Inhibition, therefore, according to Lauder Brunton, is not a special function of certain cells and nerve fibres, but may be produced through any sensory or motor cell, and depends not on the properties of the cell, but on its relationship to other cells or fibres. 'Motion, sensation, inhibition, or stimulation, are not positive, but simply relative terms, and stimulating or inhibitory functions may be exercised by the same cell, according to the relation which subsists between the wave-lengths of the impulses travelling to or from it, the distance over which they travel, and the rapidity with which they are propagated.' * Showing the effect of sufficient inducement to overcome what we may almost call reflex action, I may mention that a physician of my acquaintance found his little daughter extraordinarily ticklish, and used to tease her by tickling her; but he called up such a strong inhibitory action by giving her sixpence when she bore it without wincing that she soon became quite callous to it.
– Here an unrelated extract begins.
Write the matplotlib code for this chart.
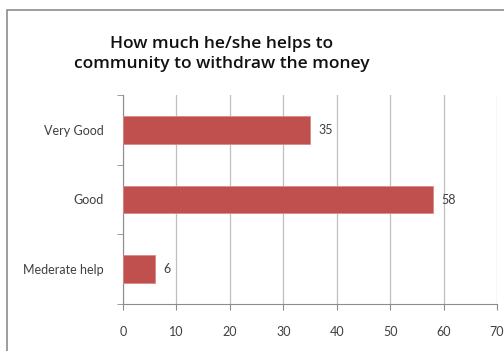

Applying the theory of interference to the induction of hypnosis, we find that it serves to explain several points. Take hypnotization by the method of fixation, for example. An intense and unusual stimulus is applied to the optic nerve, and by it carried to the optic centres, in the form of an afferent current of abnormal form and intensity. The effect of such strong stimulation is not confined to the receiving centre, but overflows it and acts upon neighbouring and associated ones. The nerve impulse thus sent through the communicating nerve fibres is composed of waves which meet the normal currents traversing these channels in such a way as to interfere with and neutralize them, and hence we arrive at inhibition, either complete or in part, of the functions of many or a few of the cortical centres. The condition once induced, its reproduction is rendered easy by the setting up of a nerve habit. Psychical processes, such as auto or outside suggestion, may be supposed to cause hypnosis by originating a nerve impulse, starting from the ideational centres; but as to the nature of that nerve impulse it is impossible to dogmatize. Myers says that psychical processes can never be explained by physiological theories, but the physiologist will not readily admit that proposition.
Inhibition, therefore, is interference, not abolition of function, and its distinguishing characteristic is its immediate production and removability. By suggestion we may be supposed to start an impulse from the higher centres, the waves of which are propagated to the centres it is sought to influence, and which either coincide with and strengthen the efferent waves proceeding from these (dynamogenesis), or by interfering with them cause inhibition.
* Lauder Brunton, discussing the action of atropia on frogs, shows how the animal gradually loses, first, the power of voluntary motion, next the power of directing its movements, then the power of springing at all, and finally reflex action, and argues that the drug lessens the functional activity of nerve cells and fibres. The impulses are retarded, and thus the length of nervous connection between the cells of the spinal cord which is calculated to keep them in proper relation in the normal animal, just suffices at a certain stage to throw the impulses half a wave's length behind the. other, and thus to cause complete inhibition and apparent paralysis. The paralysis is only apparent, for after a time the animal will be found to respond to slight stimulation in the same manner as if it had been poisoned with strychnia, i.e., in an exaggerated degree. He explains this by assuming that the retardation of the impulses proceeds as the poison continues to act, so that the waves after a time interfere less and less with one another, and finally again coincide. The effect of the coincidence is increased excitability on stimulation.
This is on the theory that impulses reach the centres by different routes of varying length, so contrived that in normal life a constant relationship is maintained between the position of waves, and a healthy balance is maintained.